Llegar a Madrid con las maletas llenas de ilusión, sueños, metas y muchos pajaritos. Elegir la capital para preparar el MIR con las mismas ansias de comerse la capital.
Siento el spoiler pero el priori ya avecinaba el posteriori.
Unos años de ruda disciplina, horas de biblioteca, fina precisión práctica y pudo terminar Medicina sin aumentar los años como muchos de sus compañeros. Un privilegiado del orden y la templanza.

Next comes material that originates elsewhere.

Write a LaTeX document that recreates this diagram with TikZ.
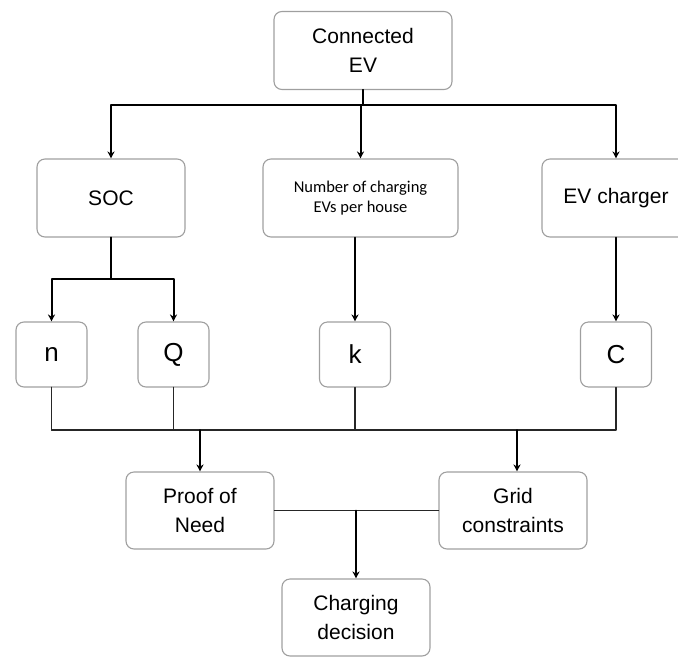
\documentclass[tikz,border=0pt]{standalone}
\usepackage{fontspec}
\setmainfont{Liberation Sans}
\newfontfamily\narrowfont{Carlito}
\usetikzlibrary{arrows.meta}
\begin{document}
\begin{tikzpicture}[font=\fontsize{21}{28.5}\selectfont,line join=round, line cap=round, >={Stealth[length=7pt,width=7pt]}, x=1pt, y=-1pt,
 box/.style={draw=gray!75,line width=1.1pt,rounded corners=8pt,align=center,inner sep=0pt,minimum height=78pt},
 wide/.style={box,minimum width=148pt},
 small/.style={box,minimum width=71pt,minimum height=65pt,font=\fontsize{26}{30}\selectfont},
 arr/.style={->,line width=2pt},
 bus/.style={line width=1.3pt,black!85}]
 \useasboundingbox (0,0) rectangle (678,657);
 \def \ytop{105}\def \ysoc{279}\def \ybus{430}
 \node[box,minimum width=178pt] (ev) at (363,50.5) {Connected\\EV};
 \node[wide] (soc) at (111,198) {SOC};
 \node[box,minimum width=195pt,font=\narrowfont\fontsize{16.5}{19.5}\selectfont] (num) at (360.5,198) {Number of charging\\EVs per house};
 \node[wide] (chg) at (616,198) {EV charger};
 \node[small] (n) at (51.5,354.5) {n};
 \node[small] (Q) at (173.5,354.5) {Q};
 \node[small] (k) at (355,354.5) {k};
 \node[small] (C) at (616,354.5) {C};
 \node[wide,minimum height=77pt] (pon) at (200,510.5) {Proof of\\Need};
 \node[wide,minimum height=77pt] (grid) at (513,510.5) {Grid\\constraints};
 \node[wide,minimum height=77pt] (dec) at (356,617.5) {Charging\\decision};
 \coordinate (bus) at (0,\ybus);
 \draw[arr] (ev.south) -- (ev.south |- 0,\ytop) -| (soc.north);
 \draw[arr] (ev.south) -- (ev.south |- 0,\ytop) -| (num.north);
 \draw[arr] (ev.south) -- (ev.south |- 0,\ytop) -| (chg.north);
 \draw[arr] (soc.south) -- (soc.south |- 0,\ysoc) -| (n.north);
 \draw[arr] (soc.south) -- (soc.south |- 0,\ysoc) -| (Q.north);
 \draw[arr] (k.north |- num.south) -- (k.north);
 \draw[arr] (chg.south) -- (C.north);
 \draw[bus] (n.south) -- (n.south |- bus) -| (C.south);
 \draw[bus,line width=1.8pt] (n.south) -- (n.south |- bus) (Q.south) -- (Q.south |- bus);
 \draw[bus] (k.south) -- (k.south |- bus);
 \draw[arr] (pon.north |- bus) -- (pon.north);
 \draw[arr] ([xshift=4pt]grid.north |- bus) -- ([xshift=4pt]grid.north);
 \draw[bus] (pon.east) -- (grid.west);
 \draw[arr] (dec.north |- pon.east) -- (dec.north);
\end{tikzpicture}
\end{document}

El cambio de ciudad, derrumba ese locuaz tramado de buenas disposiciones y durante las nuevas clases, que son duras y requieren otra dosis de disciplina, no deja de conectarse a su Instagram de forma adictiva. Likes, comentarios, búsqueda de aprobación e inversión de tiempo. No consigue que su cuenta crezca como quisiera y tampoco concentrarse en sus clases.
Fiestas por descubrir, la We y los chulazos, los viernes en Boite, algún Baila Cariño, domingos de Tanga y por qué no… Kluster para los momentos más tórridos. Tantos nuevos chicos que catar y tan poco tiempo para alimentar esas ganas de vivir.
Y en ciertos momentos de dudas, siempre estaba él, ese chico formal donde resguardarse y al que acudir, ese al que contarle debilidades siempre fue más fácil.
Hasta que este chico le devuelve sus propios comentarios, sus propias dudas y sus propios argumentos y parece tosco, bruto o incluso desacertado, con lo que el doctor en ciernes le devuelve su intento de ayuda con ninguna vela en el entierro.